野ボール横丁BACK NUMBER
「興南の強さは普通じゃないですよ!」
選抜優勝からさらに成長できた秘密。
text by
中村計Kei Nakamura
photograph byHideki Sugiyama
posted2010/08/23 11:55
9-2。
試合前、記者仲間と立ち話をしていて、これぐらいのスコアで興南が春夏連覇を達成するのではないかという予想を出していた。
だが、結果はそれを上回った。
13-1。
ただ、それはそのまま両チームの差だったように思う。
決勝進出を決めた直後、東海大相模のエース、一二三慎太が言った。
「本当に決勝にきたのかなー、って感じ。自分だけじゃなく、みんなもそんな感じです」
正直なところだったのだろう。この春の選抜大会では、大会ナンバー1投手として注目されながらも、なす術もなく初戦敗退しているのだ。

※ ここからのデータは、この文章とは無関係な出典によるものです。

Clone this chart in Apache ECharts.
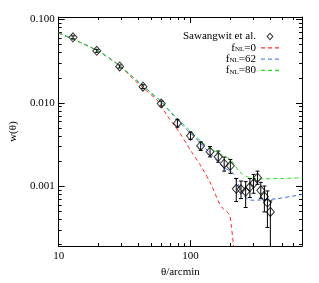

「あれから悩んで悩んで、コントロールが悪くなった。フォームとかも考え過ぎちゃって。何球も何球も投げたんですけど、だめだった」
結果、5月に入り、オーバースローからサイドに転向。制球は安定したものの、その後も試行錯誤は続いた。甲子園に入ってからも戦うごとに微妙にヒジの位置が高くなったり、低くなったり。決勝前日、監督の門馬敬治は、冗談ともつかないような口調で言っていた。
「まだ、『一二三進化』の途中だから。別にサイドスローに変えるって決めたわけじゃない。明日になったら、上から投げているかもしれないですよ」
ここ最近の夏の決勝戦は「完成」対「成長」の構図。
そんな東海大相模に対し、興南は明確に夏の甲子園の頂点に立つことを目標にし、準備にもぬかりはなかった。
興南の監督、我喜屋優は言う。
「準備もしないで目指すのは滑稽なことだと思っていますから。準備もしないのに目指すなんて、私は絶対に言わせない。何にもやらないで、神様に手を合わすのは男のやることじゃないよ、って。ちゃんと小さな目標をひとつずつ積み上げてきた。だから、甲子園にきてから私も連覇という言葉を使うようになった」
ここ最近の夏の決勝戦を振り返ると、こういう組み合わせが実に多いのだ。
「完成」対「成長」とでも言えばいいのだろうか。
もともと評判が高くほぼ完成に近づきつつあるチームと、前評判はそうでもなかったが成長著しいチームの顔合わせだ。
そして近年は、後者の方が勝率は高い。